Most Christians don’t like to think about it, but according to the standard teaching of the average church, Hitler’s not the only one in hell. Right there along with him are approximately 6 million Jewish children, women, and men – the very victims of the genocide he orchestrated. Because the vast majority of those people died without converting from their Judaism to Christianity, evangelical theology maintains that they, too, must receive eternal torment. Just like Hitler.
To any person with an intact moral compass, this scenario is horrifying. How is it equitable for a murderous tyrant to receive the same punishment as his victims? How does Hitler roasting for eternity alongside a kindly Jewish grandmother who died in one of his concentration camps even come close to rectifying the injustices of the Holocaust? Just imagine walking up to a Jewish man in the gas chamber of Auschwitz and telling him, “This is nothing compared to the eternal suffering you’re about to experience as soon as the gas kills you.” The very thought is barbaric.
And let’s take these ideas even one step further. Presumably, many Nazi soliders were professing Christians who went to church religiously, sang the old Martin Luther hymns with gusto, and defended their country with courage. By most contemporary American evangelical standards, they had a vibrant, saving faith. Are we honestly to believe that the guards who shot runaway Jewish prisoners are now enjoying eternal bliss, while those whom they shot now endure everlasting torture? Are we supposed to see cosmic wrongs being made right by a situation in which the oppressor gets rewarded and the oppressed gets even more oppression – eternally? I sure hope not. If that’s how God operates, I’m not sure worship is the correct response.

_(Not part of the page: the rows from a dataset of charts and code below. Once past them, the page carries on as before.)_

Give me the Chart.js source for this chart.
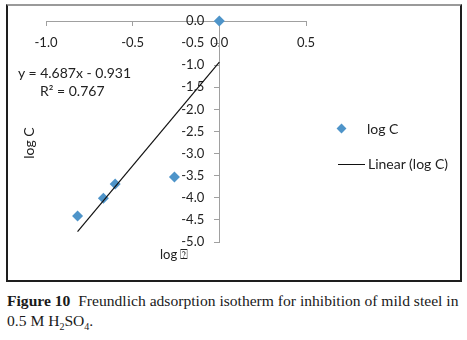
<!DOCTYPE html>
<html>
<head>
<meta charset="utf-8">
<script src="https://cdn.jsdelivr.net/npm/chart.js@4"></script>
<style>
  html, body { margin: 0; padding: 0; background: #fff; }
  body { width: 467px; height: 340px; position: relative; overflow: hidden; font-family: Lato, "Liberation Sans", sans-serif; color: #222; }
  #frame { position: absolute; left: 6px; top: 4px; width: 452px; height: 274px; border: 2px solid #1e1e1e; border-top-color: #9a9a9a; }
  #chart { position: absolute; left: 0; top: 0; }
  .t { position: absolute; white-space: nowrap; font-size: 14px; line-height: 1; }
  #ytitle { left: 29px; top: 143px; transform: translate(-50%, -50%) rotate(-90deg); }
  #xtitle { left: 160px; top: 248px; font-size: 13px; }
  #eq { left: 18px; top: 66px; }
  #r2 { left: 40px; top: 84px; }
  #lg1 { left: 367px; top: 122px; }
  #lg2 { left: 368px; top: 157px; }
  #dia { position: absolute; left: 338px; top: 125px; width: 7px; height: 7px; background: #4e94c9; transform: rotate(45deg); }
  #ln { position: absolute; left: 338px; top: 164px; width: 27px; height: 1px; background: #111; }
  #cap { position: absolute; left: 7px; top: 291px; font-family: "Liberation Serif", serif; font-size: 15.6px; line-height: 20px; color: #1a1a1a; }
  #cap sub { font-size: 10px; }
</style>
</head>
<body>
<div id="frame"></div>
<canvas id="chart" width="467" height="290"></canvas>
<div class="t" id="ytitle">log C</div>
<div class="t" id="xtitle">log &#x2370;</div>
<div class="t" id="eq">y = 4.687x - 0.931</div>
<div class="t" id="r2">R² = 0.767</div>
<div id="dia"></div>
<div class="t" id="lg1">log C</div>
<div id="ln"></div>
<div class="t" id="lg2">Linear (log C)</div>
<div id="cap"><b>Figure 10</b>&nbsp; Freundlich adsorption isotherm for inhibition of mild steel in<br>0.5 M H<sub>2</sub>SO<sub>4</sub>.</div>
<script>
// log(theta) vs log C
const logTheta = [0.0, -0.259, -0.601, -0.669, -0.818];
const logC = [0.0, -3.53, -3.69, -4.01, -4.41];

// trendline
const slope = 4.687;
const intercept = -0.931;

const xTicks = [-1.0, -0.5, 0.0, 0.5];
const yTicks = [0.0, -0.5, -1.0, -1.5, -2.0, -2.5, -3.0, -3.5, -4.0, -4.5, -5.0];

const points = logTheta.map((x, i) => ({x: x, y: logC[i]}));
const xLo = Math.min(...logTheta), xHi = Math.max(...logTheta);
const fit = [xLo, xHi].map(x => ({x: x, y: slope * x + intercept}));

const axisColor = '#a0a0a0';
const tickFont = {family: 'Lato', size: 13};

new Chart(document.getElementById('chart'), {
  type: 'scatter',
  data: {
    datasets: [
      {
        label: 'Linear (log C)',
        type: 'line',
        data: fit,
        borderColor: '#111',
        borderWidth: 1.2,
        pointRadius: 0,
        fill: false,
        order: 0,
        clip: false
      },
      {
        label: 'log C',
        data: points,
        pointStyle: 'rectRot',
        pointRadius: 5.5,
        backgroundColor: '#4e94c9',
        borderColor: '#4e94c9',
        borderWidth: 0,
        order: 1,
        clip: false
      }
    ]
  },
  options: {
    responsive: false,
    animation: false,
    layout: {padding: {left: 46, right: 161, top: 21, bottom: 48}},
    plugins: {legend: {display: false}, tooltip: {enabled: false}},
    scales: {
      x: {
        type: 'linear',
        position: {y: 0},
        min: -1.0,
        max: 0.5,
        afterBuildTicks: s => { s.ticks = xTicks.map(v => ({value: v})); },
        ticks: {callback: v => v.toFixed(1), color: '#222', font: tickFont, padding: 10, maxRotation: 0},
        grid: {drawOnChartArea: false, drawTicks: true, tickLength: 4, color: axisColor},
        border: {color: axisColor, width: 1}
      },
      y: {
        type: 'linear',
        position: {x: 0},
        min: -5.0,
        max: 0.0,
        afterBuildTicks: s => { s.ticks = yTicks.map(v => ({value: v})); },
        // centred y axis ignores padding, so pad the label itself
        ticks: {callback: v => v.toFixed(1) + '\u2007\u2007', color: '#222', font: tickFont},
        grid: {drawOnChartArea: false, drawTicks: true, tickLength: 5, color: axisColor},
        border: {color: axisColor, width: 1}
      }
    }
  }
});
</script>
</body>
</html>
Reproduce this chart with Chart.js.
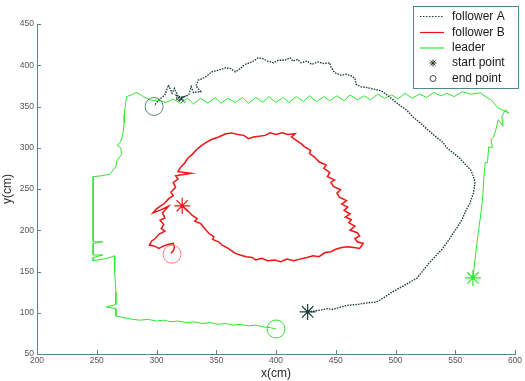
<!DOCTYPE html>
<html lang="en">

<head>
    <meta charset="UTF-8" />
    <title>Leader / followers trajectories</title>
    <script src="https://cdn.jsdelivr.net/npm/chart.js"></script>
    <style>
        body {
            margin: 0;
            background: #ffffff;
        }

        .chart-box {
            width: 525px;
            height: 381px;
        }
    </style>
</head>

<body>
    <div class="chart-box">
        <canvas id="trajChart" width="525" height="381"></canvas>
    </div>

    <script>
        // Axes
        const xTicks = [200, 250, 300, 350, 400, 450, 500, 550, 600];
        const yTicks = [50, 100, 150, 200, 250, 300, 350, 400, 450];

        // Legend entries
        const legendNames = ["follower A", "follower B", "leader", "start point", "end point"];

        // follower A trajectory [x, y] in cm
        const followerA = [
            [426.5, 101], [431, 102], [436, 103], [443, 105], [447, 104], [452, 106], [460, 109], [468, 110],
            [476, 112], [484, 113], [490, 118], [496, 124], [501, 128], [507, 133], [512, 137], [518, 142],
            [523, 151], [528, 160], [533, 168], [539, 177], [545, 189], [548, 196], [552, 204], [556, 214],
            [559, 224], [562, 232], [565, 244], [566, 252], [566.5, 259], [565, 266], [563, 273], [559, 279],
            [554, 287], [548, 294], [543, 300], [540, 306], [535, 312], [530, 318], [526, 323], [520, 331],
            [515, 337], [509, 346], [504, 351], [498, 358], [493, 364], [488, 369], [482, 371], [476, 373],
            [471, 374], [467, 377], [466, 384], [463, 387], [459, 389], [454, 388], [449, 391], [446, 398],
            [445, 403], [440, 402], [435, 404], [430, 401], [426, 405], [421, 403], [418, 407], [414, 405],
            [412, 409], [407, 406], [402, 406], [398, 403], [393, 405], [389, 408], [385, 409], [380, 404],
            [374, 401], [370, 396], [366, 392], [362, 396], [358, 397], [352, 394], [346, 392], [343, 388],
            [341, 386], [337, 383], [335, 382], [333, 375], [337, 368], [331, 367], [329, 374], [327, 364],
            [322, 361], [317, 363], [321, 358], [324, 355], [319, 362], [322, 359], [318, 357], [323, 362],
            [316, 360], [320, 356], [315, 372], [313, 366], [310, 376], [307, 364], [302, 358], [298, 351]
        ];

        // follower B trajectory
        const followerB = [
            [321.5, 229.6], [326, 224], [330, 218], [334, 214], [332, 211], [337, 208], [341, 201], [344, 196],
            [348, 192], [347, 189], [352, 186], [355, 182], [359, 179], [363, 175], [366, 172], [370, 170],
            [375, 168], [380, 167], [383, 164], [388, 166], [393, 163], [399, 164], [404, 162], [409, 165],
            [415, 163], [420, 165], [426, 167], [431, 169], [436, 168], [441, 173], [446, 174], [450, 177],
            [455, 179], [460, 180], [465, 179], [470, 178], [473, 184], [468, 186], [466, 190], [470, 193],
            [468, 197], [462, 200], [466, 205], [461, 209], [463, 213], [458, 216], [462, 220], [457, 224],
            [460, 228], [455, 232], [459, 236], [453, 240], [451, 245], [454, 249], [448, 253], [446, 258],
            [449, 261], [443, 265], [445, 270], [440, 275], [442, 279], [436, 283], [432, 289], [428, 293],
            [429, 297], [424, 301], [421, 305], [417, 309], [413, 313], [416, 317], [410, 316], [405, 318],
            [400, 316], [395, 318], [391, 315], [386, 314], [381, 313], [377, 311], [373, 315], [368, 316],
            [363, 318], [358, 317], [352, 313], [346, 310], [341, 306], [337, 302], [333, 297], [330, 292],
            [326, 287], [324, 282], [320, 276], [318, 271], [329, 269], [316, 266], [318, 262], [314, 258],
            [316, 252], [312, 246], [314, 242], [310, 238], [307, 233], [300, 226], [297, 221], [304, 225],
            [310, 229], [305, 221], [307, 215], [303, 212], [306, 207], [304, 202], [307, 199], [302, 195],
            [299, 190], [296, 187], [294, 182], [298, 181], [302, 178], [306, 181], [310, 183], [314, 184],
            [315, 179], [314, 175], [312, 172]
        ];

        // leader trajectory
        const leader = [
            [564.8, 142.2], [567, 170], [569, 195], [571, 215], [573, 240], [574, 265], [575, 282], [577, 282],
            [578, 301], [581, 300], [580, 310], [582, 313], [584, 322], [586, 334], [590, 326], [589, 338],
            [592, 346], [595, 342], [586, 348], [580, 358], [573, 364], [571.5, 366.7],
            [563, 365], [556, 368], [549, 362], [543, 366], [538, 363], [532, 367], [526, 361], [520, 365],
            [514, 360], [508, 366], [502, 359], [497, 364], [491, 360], [485, 365], [479, 358], [474, 363],
            [468, 358], [462, 364], [457, 357], [451, 363], [445, 357], [440, 362], [434, 356], [428, 363],
            [423, 356], [417, 362], [411, 355], [406, 361], [400, 355], [394, 362], [389, 355], [383, 361],
            [377, 354], [372, 361], [366, 355], [360, 360], [354, 354], [349, 361], [343, 354], [337, 360],
            [331, 353], [326, 360], [320, 354], [314, 359], [308, 355],
            [301, 358], [296, 357], [292, 360], [289, 362], [286, 365], [283, 367], [279, 364], [275, 362],
            [274, 352], [273, 340], [273, 330], [272, 318], [270, 307], [267, 303], [270, 300], [271, 292],
            [267, 285], [266, 277], [261, 268], [254, 266], [247, 265], [247, 240], [247, 210], [247, 186],
            [255, 186], [247, 184], [247, 170], [255, 170], [247, 167], [247, 163], [259, 166], [265, 169],
            [265, 150], [266, 125], [266, 110], [258, 107], [266, 105], [266, 96], [273, 94], [280, 92],
            [286, 91], [293, 92], [300, 90], [306, 91], [312, 89], [318, 90], [325, 88], [331, 89],
            [338, 87], [345, 88], [351, 86], [358, 87], [364, 85], [370, 86], [377, 84], [383, 85],
            [389, 83], [395, 82], [400, 80.3]
        ];

        // start / end points (A, B, leader)
        const startPoints = [[426.5, 101], [321.5, 229.6], [564.8, 142.2]];
        const endPoints = [[298, 350], [313, 171], [400, 80.3]];

        const colA = "#1e3c3c";
        const colB = "#f01414";
        const colL = "#2ee62e";
        const axisCol = "#4f8a8a";

        const toXY = arr => arr.map(p => ({ x: p[0], y: p[1] }));

        // inward tick marks, MATLAB style
        const tickMarks = {
            id: "tickMarks",
            afterDraw(chart) {
                const ctx = chart.ctx;
                const xs = chart.scales.x, ys = chart.scales.y;
                const area = chart.chartArea;
                ctx.save();
                ctx.strokeStyle = axisCol;
                ctx.lineWidth = 1;
                ctx.beginPath();
                xTicks.forEach(v => {
                    const px = Math.round(xs.getPixelForValue(v)) + 0.5;
                    ctx.moveTo(px, area.bottom);
                    ctx.lineTo(px, area.bottom - 4);
                });
                yTicks.forEach(v => {
                    const py = Math.round(ys.getPixelForValue(v)) + 0.5;
                    ctx.moveTo(area.left, py);
                    ctx.lineTo(area.left + 4, py);
                });
                ctx.stroke();
                ctx.restore();
            }
        };

        // boxed legend in the top right corner
        const boxLegend = {
            id: "boxLegend",
            afterDraw(chart) {
                const ctx = chart.ctx;
                const bx = 413.5, by = 6.5, bw = 105, bh = 82;
                const rows = [16.5, 32.5, 48, 63, 78.5];
                ctx.save();
                ctx.fillStyle = "#ffffff";
                ctx.fillRect(bx, by, bw, bh);
                ctx.strokeStyle = axisCol;
                ctx.lineWidth = 1;
                ctx.strokeRect(bx, by, bw, bh);

                // samples
                ctx.lineWidth = 1.2;
                ctx.setLineDash([1.5, 1.5]);
                ctx.strokeStyle = colA;
                ctx.beginPath(); ctx.moveTo(420, rows[0]); ctx.lineTo(444, rows[0]); ctx.stroke();
                ctx.setLineDash([]);
                ctx.strokeStyle = colB;
                ctx.beginPath(); ctx.moveTo(420, rows[1]); ctx.lineTo(444, rows[1]); ctx.stroke();
                ctx.strokeStyle = colL;
                ctx.beginPath(); ctx.moveTo(420, rows[2]); ctx.lineTo(444, rows[2]); ctx.stroke();
                ctx.strokeStyle = "#333333";
                ctx.fillStyle = "#333333";
                ctx.lineWidth = 1;
                Chart.helpers.drawPoint(ctx, { pointStyle: "star", radius: 3.5, borderWidth: 1 }, 433, rows[3]);
                ctx.strokeStyle = "#444444";
                ctx.beginPath(); ctx.arc(433, rows[4], 3, 0, Math.PI * 2); ctx.stroke();

                ctx.fillStyle = "#1a1a1a";
                ctx.font = "12px 'Liberation Sans', Arial, sans-serif";
                ctx.textBaseline = "middle";
                legendNames.forEach((t, i) => ctx.fillText(t, 452, rows[i]));
                ctx.restore();
            }
        };

        const tickFont = { family: "'Liberation Sans', Arial, sans-serif", size: 8.5 };

        new Chart(document.getElementById("trajChart"), {
            type: "scatter",
            data: {
                datasets: [
                    {
                        label: "start point", data: toXY(startPoints), pointStyle: "star", pointRadius: 8,
                        pointBorderWidth: 1.2, pointBorderColor: [colA, colB, colL], pointBackgroundColor: [colA, colB, colL],
                        showLine: false, order: 0
                    },
                    {
                        label: "end point", data: toXY(endPoints), pointStyle: "circle", pointRadius: 9,
                        pointBorderWidth: 1, pointBorderColor: ["#5c8484", "#ff7a7a", colL], pointBackgroundColor: "rgba(0,0,0,0)",
                        showLine: false, order: 1
                    },
                    {
                        label: "follower A", data: toXY(followerA), showLine: true, borderColor: colA, borderWidth: 1.4,
                        borderDash: [1.5, 1.2], pointRadius: 0, tension: 0, order: 2
                    },
                    {
                        label: "follower B", data: toXY(followerB), showLine: true, borderColor: colB, borderWidth: 1.5,
                        pointRadius: 0, tension: 0, order: 3
                    },
                    {
                        label: "leader", data: toXY(leader), showLine: true, borderColor: colL, borderWidth: 1,
                        pointRadius: 0, tension: 0, order: 4
                    }
                ]
            },
            options: {
                responsive: false,
                animation: false,
                layout: { padding: { top: 24, right: 5, left: 0, bottom: 0 } },
                plugins: {
                    legend: { display: false },
                    tooltip: { enabled: false }
                },
                scales: {
                    x: {
                        type: "linear",
                        min: xTicks[0],
                        max: xTicks[xTicks.length - 1],
                        afterBuildTicks: s => { s.ticks = xTicks.map(v => ({ value: v })); },
                        afterFit: s => { s.height = 27; },
                        grid: { display: false, drawTicks: false, tickLength: 0 },
                        border: { display: true, color: axisCol, width: 1 },
                        ticks: { font: tickFont, color: "#555555", padding: 2, maxRotation: 0, autoSkip: false },
                        title: {
                            display: true, text: "x(cm)", color: "#2a2a2a", padding: { top: 0, bottom: 0 },
                            font: { family: "'Liberation Sans', Arial, sans-serif", size: 12 }
                        }
                    },
                    y: {
                        type: "linear",
                        min: yTicks[0],
                        max: yTicks[yTicks.length - 1],
                        afterBuildTicks: s => { s.ticks = yTicks.map(v => ({ value: v })); },
                        afterFit: s => { s.width = 37; },
                        grid: { display: false, drawTicks: false, tickLength: 0 },
                        border: { display: true, color: axisCol, width: 1 },
                        ticks: { font: tickFont, color: "#555555", padding: 3, autoSkip: false },
                        title: {
                            display: true, text: "y(cm)", color: "#2a2a2a", padding: { top: 0, bottom: 0 },
                            font: { family: "'Liberation Sans', Arial, sans-serif", size: 12 }
                        }
                    }
                }
            },
            plugins: [tickMarks, boxLegend]
        });
    </script>
</body>

</html>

God, by definition, is the pinnacle of being, the supreme origin of all that is good, the purest expression of truth, love, and justice. So why would God operate by a system of eternal judgment that would be universally condemned if enacted by a judge in real time in our own world? Yes, God’s ways are not our ways, and we can’t enforce our own concepts of fairness onto the divine. But God’s ways are also higher than ours, are they not? And wouldn’t that imply that we should expect God to be even more just than even the finest human judges – not categorically less so?
This, in my opinion, is a fundamental problem with the idea of eternal conscious torment. In addition to its questionable scriptural support, it violates a universal sense of what we know deep within our bones to be right. It implies that God’s definition of justice is fundamentally different from our own. And if that’s the case, then where does it leave us as God’s image-bearers seeking to cultivate a world of justice that reflects God’s goodness?
Our moral instincts aren’t arbitrary. They don’t arise out of nowhere. So maybe the most godly thing we can do is to trust them. To listen to what they tell us about the world. The Bible itself issues a rebuke to those who call evil good, and good evil. And if we can’t find anything good about the form of justice that conventional doctrines of hell demand, then maybe that’s because it’s not good. We don’t need to pretend otherwise.
If we can look at a non-existent fiasco in Wyoming and immediately recognize the injustice of it, maybe we can learn to look at traditional beliefs about eternal punishment and see the same.